→ **Requirement**:
Which lines contain the string "this"? Please list every one of them.

[Start Source material]

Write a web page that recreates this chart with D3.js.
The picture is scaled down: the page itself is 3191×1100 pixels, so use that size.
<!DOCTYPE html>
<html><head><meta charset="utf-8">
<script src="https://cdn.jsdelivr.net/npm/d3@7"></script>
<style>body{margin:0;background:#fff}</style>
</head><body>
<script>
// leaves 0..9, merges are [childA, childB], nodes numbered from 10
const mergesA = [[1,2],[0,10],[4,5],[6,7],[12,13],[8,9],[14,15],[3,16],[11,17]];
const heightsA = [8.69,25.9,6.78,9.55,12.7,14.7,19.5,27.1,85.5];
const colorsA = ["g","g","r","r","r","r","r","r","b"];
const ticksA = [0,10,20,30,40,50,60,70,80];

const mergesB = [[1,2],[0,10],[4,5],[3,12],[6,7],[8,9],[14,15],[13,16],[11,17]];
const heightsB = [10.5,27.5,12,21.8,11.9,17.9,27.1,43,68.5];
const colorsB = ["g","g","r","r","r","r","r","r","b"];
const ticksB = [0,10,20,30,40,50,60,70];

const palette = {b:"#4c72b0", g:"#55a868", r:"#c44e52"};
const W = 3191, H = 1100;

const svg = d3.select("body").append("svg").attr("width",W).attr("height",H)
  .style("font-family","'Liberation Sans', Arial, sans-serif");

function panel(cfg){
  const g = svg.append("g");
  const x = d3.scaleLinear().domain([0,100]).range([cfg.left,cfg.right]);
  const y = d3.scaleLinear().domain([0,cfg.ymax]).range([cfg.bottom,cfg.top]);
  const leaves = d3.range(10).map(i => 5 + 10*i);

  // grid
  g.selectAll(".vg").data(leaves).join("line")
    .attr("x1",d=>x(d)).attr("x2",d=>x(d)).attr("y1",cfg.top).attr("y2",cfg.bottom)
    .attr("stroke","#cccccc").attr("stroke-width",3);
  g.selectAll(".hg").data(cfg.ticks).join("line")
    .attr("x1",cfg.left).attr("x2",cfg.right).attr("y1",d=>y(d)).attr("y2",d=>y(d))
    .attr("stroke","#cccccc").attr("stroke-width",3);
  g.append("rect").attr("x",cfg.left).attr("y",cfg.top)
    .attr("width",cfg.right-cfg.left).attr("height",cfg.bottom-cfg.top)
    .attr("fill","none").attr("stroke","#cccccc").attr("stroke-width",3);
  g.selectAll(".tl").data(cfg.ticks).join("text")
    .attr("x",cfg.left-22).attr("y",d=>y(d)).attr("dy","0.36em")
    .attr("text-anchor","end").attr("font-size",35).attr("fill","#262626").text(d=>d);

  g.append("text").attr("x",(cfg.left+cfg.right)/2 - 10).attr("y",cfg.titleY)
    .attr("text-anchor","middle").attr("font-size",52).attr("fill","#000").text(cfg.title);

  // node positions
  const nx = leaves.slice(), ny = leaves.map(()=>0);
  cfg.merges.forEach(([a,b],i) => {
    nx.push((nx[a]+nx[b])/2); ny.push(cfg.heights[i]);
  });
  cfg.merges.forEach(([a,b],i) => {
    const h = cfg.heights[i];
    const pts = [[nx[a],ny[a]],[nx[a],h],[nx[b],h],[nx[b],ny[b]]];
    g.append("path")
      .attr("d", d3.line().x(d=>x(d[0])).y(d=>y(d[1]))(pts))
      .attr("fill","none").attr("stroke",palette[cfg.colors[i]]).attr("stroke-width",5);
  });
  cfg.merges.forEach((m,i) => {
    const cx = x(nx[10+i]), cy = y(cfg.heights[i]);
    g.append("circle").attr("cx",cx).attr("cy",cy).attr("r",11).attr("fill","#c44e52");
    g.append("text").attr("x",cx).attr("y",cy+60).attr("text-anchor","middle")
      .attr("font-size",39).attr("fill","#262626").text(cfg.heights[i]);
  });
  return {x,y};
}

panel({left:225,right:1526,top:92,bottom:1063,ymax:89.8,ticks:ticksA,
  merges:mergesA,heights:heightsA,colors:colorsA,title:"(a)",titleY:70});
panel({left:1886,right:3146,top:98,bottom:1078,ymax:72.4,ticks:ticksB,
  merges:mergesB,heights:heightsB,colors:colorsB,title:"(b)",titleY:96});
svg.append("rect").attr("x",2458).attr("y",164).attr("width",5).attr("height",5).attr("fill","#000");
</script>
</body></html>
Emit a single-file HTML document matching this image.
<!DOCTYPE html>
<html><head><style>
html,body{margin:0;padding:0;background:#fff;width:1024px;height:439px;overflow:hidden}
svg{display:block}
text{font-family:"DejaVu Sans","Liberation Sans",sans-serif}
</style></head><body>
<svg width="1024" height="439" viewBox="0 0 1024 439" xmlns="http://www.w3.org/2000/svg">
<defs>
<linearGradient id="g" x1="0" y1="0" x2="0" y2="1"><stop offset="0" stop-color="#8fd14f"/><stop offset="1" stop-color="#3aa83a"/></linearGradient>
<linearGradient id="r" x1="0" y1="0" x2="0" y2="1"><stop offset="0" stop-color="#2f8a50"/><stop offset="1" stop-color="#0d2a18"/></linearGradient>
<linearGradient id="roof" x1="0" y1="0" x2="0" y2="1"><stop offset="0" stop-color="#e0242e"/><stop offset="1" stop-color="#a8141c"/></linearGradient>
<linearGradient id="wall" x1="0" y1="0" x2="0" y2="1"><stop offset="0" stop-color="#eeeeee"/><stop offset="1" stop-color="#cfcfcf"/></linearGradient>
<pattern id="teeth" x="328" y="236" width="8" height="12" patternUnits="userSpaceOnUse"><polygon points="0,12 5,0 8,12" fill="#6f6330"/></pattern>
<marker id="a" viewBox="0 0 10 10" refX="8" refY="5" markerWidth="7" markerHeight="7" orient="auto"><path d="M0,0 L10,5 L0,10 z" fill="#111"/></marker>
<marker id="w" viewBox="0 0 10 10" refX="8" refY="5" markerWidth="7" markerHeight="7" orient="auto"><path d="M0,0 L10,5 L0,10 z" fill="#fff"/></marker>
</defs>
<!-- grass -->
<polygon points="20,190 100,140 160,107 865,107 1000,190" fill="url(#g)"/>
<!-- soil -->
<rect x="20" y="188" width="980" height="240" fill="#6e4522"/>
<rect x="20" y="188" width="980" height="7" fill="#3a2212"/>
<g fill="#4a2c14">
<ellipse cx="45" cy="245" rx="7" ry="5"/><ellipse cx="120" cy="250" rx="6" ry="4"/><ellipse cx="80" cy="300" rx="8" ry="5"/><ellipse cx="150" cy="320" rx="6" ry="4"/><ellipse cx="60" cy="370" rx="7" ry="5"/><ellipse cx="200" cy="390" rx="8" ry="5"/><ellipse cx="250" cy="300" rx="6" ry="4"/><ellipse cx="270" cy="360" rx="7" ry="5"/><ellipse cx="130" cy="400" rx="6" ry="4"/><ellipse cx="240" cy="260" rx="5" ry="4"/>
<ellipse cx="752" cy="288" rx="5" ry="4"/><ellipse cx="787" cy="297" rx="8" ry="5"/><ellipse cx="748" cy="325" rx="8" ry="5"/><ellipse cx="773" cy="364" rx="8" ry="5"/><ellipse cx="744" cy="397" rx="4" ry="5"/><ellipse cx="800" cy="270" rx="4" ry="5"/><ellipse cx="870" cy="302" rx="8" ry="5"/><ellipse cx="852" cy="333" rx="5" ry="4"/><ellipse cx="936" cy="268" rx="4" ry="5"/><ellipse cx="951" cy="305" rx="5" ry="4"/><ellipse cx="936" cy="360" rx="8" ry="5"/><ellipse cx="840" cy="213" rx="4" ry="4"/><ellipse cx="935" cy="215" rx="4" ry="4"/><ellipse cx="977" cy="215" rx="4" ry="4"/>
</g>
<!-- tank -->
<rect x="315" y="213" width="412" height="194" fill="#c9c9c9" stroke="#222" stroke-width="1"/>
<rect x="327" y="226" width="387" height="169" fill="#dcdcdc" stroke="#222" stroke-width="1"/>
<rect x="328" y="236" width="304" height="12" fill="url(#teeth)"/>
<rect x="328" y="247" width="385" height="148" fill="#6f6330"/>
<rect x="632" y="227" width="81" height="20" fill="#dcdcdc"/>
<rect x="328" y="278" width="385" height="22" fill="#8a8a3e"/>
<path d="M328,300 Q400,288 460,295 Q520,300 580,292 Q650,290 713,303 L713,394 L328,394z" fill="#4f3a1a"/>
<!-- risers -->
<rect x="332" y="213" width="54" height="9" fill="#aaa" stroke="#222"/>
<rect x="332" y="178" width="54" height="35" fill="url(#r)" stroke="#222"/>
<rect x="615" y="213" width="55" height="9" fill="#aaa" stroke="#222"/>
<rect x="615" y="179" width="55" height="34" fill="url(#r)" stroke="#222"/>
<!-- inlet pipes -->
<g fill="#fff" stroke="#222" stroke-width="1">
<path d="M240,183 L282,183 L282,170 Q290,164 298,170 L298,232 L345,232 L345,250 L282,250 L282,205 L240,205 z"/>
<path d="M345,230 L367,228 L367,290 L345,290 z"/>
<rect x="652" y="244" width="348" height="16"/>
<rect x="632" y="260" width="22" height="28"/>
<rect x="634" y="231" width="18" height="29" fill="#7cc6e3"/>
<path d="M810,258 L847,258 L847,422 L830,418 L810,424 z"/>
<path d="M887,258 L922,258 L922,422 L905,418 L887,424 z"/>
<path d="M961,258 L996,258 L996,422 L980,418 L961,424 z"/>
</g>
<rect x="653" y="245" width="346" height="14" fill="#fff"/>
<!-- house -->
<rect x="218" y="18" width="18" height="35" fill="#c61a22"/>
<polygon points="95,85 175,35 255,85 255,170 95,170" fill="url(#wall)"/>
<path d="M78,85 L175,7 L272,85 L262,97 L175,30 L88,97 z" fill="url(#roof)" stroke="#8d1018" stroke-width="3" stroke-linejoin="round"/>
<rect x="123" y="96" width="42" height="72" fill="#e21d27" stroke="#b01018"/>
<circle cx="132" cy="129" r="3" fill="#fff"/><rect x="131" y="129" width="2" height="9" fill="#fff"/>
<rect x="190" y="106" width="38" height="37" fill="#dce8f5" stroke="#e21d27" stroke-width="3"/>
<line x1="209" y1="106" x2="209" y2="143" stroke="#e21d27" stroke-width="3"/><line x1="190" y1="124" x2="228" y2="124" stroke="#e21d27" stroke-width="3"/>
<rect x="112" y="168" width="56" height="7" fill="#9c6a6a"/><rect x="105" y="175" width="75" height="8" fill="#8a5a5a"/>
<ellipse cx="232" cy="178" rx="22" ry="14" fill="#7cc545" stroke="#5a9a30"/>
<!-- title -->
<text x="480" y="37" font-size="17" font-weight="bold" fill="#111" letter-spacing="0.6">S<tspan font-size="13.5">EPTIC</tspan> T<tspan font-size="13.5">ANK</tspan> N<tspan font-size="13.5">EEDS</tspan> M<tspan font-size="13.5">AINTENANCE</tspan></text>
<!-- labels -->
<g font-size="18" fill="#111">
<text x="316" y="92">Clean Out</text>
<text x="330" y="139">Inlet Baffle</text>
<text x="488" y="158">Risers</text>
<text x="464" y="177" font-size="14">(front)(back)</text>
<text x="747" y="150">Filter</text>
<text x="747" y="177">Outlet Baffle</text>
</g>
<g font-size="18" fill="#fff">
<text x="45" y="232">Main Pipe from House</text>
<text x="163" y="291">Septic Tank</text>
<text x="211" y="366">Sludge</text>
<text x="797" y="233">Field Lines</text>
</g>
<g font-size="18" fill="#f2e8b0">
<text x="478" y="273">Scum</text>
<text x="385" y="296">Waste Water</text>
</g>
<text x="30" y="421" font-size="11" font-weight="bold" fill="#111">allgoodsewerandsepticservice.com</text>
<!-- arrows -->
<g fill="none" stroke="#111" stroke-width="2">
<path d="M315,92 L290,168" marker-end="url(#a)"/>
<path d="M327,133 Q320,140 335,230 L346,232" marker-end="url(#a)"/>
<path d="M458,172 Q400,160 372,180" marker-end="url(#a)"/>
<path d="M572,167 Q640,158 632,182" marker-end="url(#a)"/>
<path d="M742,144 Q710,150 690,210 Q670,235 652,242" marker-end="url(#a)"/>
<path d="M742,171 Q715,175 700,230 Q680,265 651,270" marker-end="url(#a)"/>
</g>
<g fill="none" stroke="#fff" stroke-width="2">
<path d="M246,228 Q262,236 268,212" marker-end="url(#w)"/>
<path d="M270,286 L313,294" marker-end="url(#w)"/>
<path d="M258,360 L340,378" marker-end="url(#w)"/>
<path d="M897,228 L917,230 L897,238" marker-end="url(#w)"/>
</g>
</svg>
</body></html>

[End Source material]

→ **In response**:
Write a web page that recreates this chart with D3.js.
Emit a single-file HTML document matching this image.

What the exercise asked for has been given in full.